La adoración perpetua o permanente, ambas, una todo el tiempo, las 24 horas, y la otra, sólo por el día, que oscila entre las 7 de la mañana hasta las 12 de la noche, son un tesoro inmenso para la Iglesia, para el lugar en que existe y para el mundo en general, pues son una fuente de gracia divina, el mayor tesoro. Las capillas de adoración perpetua en España son unas 70 y de las permanentes, iglesias que exponen al Santísimo diariamente, son infinidad, incontables. ¡Cuánto bien hacen!
Los creyentes hemos de tomar conciencia de ello, de esa Realidad prodigiosa, de este Bien tan cercano, que resulta ser una gran bendición; de manera que nos comprometamos a participar, entre otras razones y principal la de que acudimos a estar con el Señor, ahí presente, para nosotros, porque le amamos.
Aunque no se de ninguna manifestación o señal “sensible”, como normalmente sucede y hasta “debería suceder” –me permito decir- en esos momentos de oración contemplativa, lo cierto es que a otros niveles “místicos” sí que suceden “cosas”. Dios comunica su gracia, secreta y silenciosamente; sobre quien está delante de él, adorándole, se produce –como no podría ser menos- una efusión sobrenatural, efecto de la divina hay presente. No lo sentimos, pero sucede. Es una unción de gracia que penetra el alma del allí presente, muy especialmente si se está en una actitud de disposición generosa, ofreciéndose al Señor para que intervenga libremente en su vida, y se abiertamente receptivo, dispuesto pasivamente a recibir el don del Espíritu Santo.
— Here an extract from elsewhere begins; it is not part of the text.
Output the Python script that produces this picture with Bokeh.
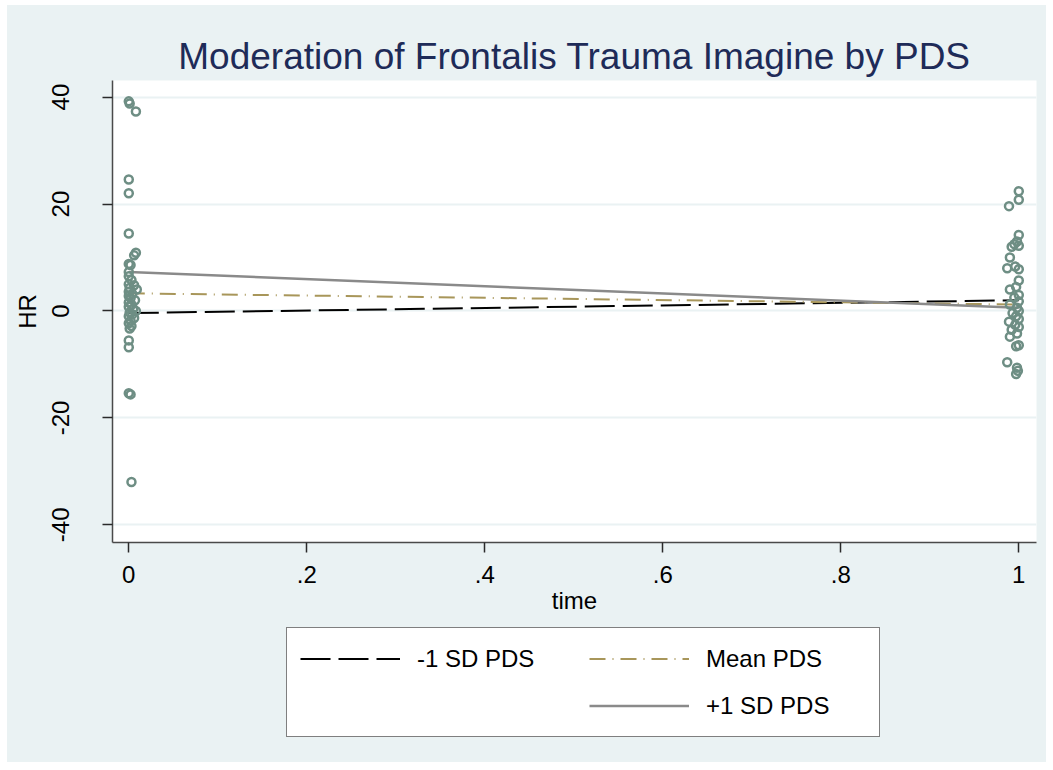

Estar delante de Dios es dejarse amar, que Él me infunda su amor y sus dones, su gracia y sentirme salvado por pura gratuidad; que es en lo que consiste la vida espiritual.
En la adoración ante la Hostia Santísima, la primera reflexión es la de tomar conciencia de ante la presencia que se está; como diría santa Teresa de Jesús, ante tan gran majestad. Hay que emplearse en ello, dedicar un buen rato. Pensemos en aquella expresión de santo Tomás «¡Señor mio y Dios mio!», cuando se le hizo presente. Seamos profundamente conscientes de ese inmenso privilegio de estar ante el Señor: Volviéndose a los discípulos, les dijo aparte: «¡Dichosos los ojos que ven lo que veis! Porque os digo que muchos profetas y reyes quisieron ver lo que vosotros veis, pero no lo vieron, y oír lo que vosotros oís, pero no lo oyeron». (Lc 10,23-24). Meditar humildemente, sobre la indignidad de mi condición pecadora, ante la grandeza inmensa e inefable de Dios, que se ha dignado por puro amor misericordioso acogerme en su presencia. Ante Él nos sentimos como agua derrama.
Después de este tiempo de pedir perdón y humillarse, en que Dios nos purifica para estar aseados ante su Presencia que se está, dar gracias y alabanzas. Dirigirse al Espíritu Santo, y encomendarse a la ayuda del Ángel Custodio, San José y la Virgen, y todos los santos.
No tener pensamientos que distraigan. Respirar acompasando con inhalación y exhalación: Dios mío! y/o Te quiero! (o alguna jaculatoria).
Meditar sobre algún pasaje del Evangelio. Visionar imaginativamente cómo actúa; sentir con Cristo, su mansedumbre, humildad, serenidad, paciencia, ternura, compasión, bondad, cariño, amor, disponibilidad, entrega, obediencia a la voluntad del Padre, etc. Impregnarse de esos sentimientos de Jesús, sentirlos como él.
Después, en absoluto silencio de la mente, quedarse en quietud, bajo la mirada de Dios, sumergido en su presencia amorosa. Inflamarse de afecto el corazón hacia Dios, en el que nos movemos, somos y existimos.
Después del tiempo oportuno —una hora…—. Pidamos, demos gracias y alabemos.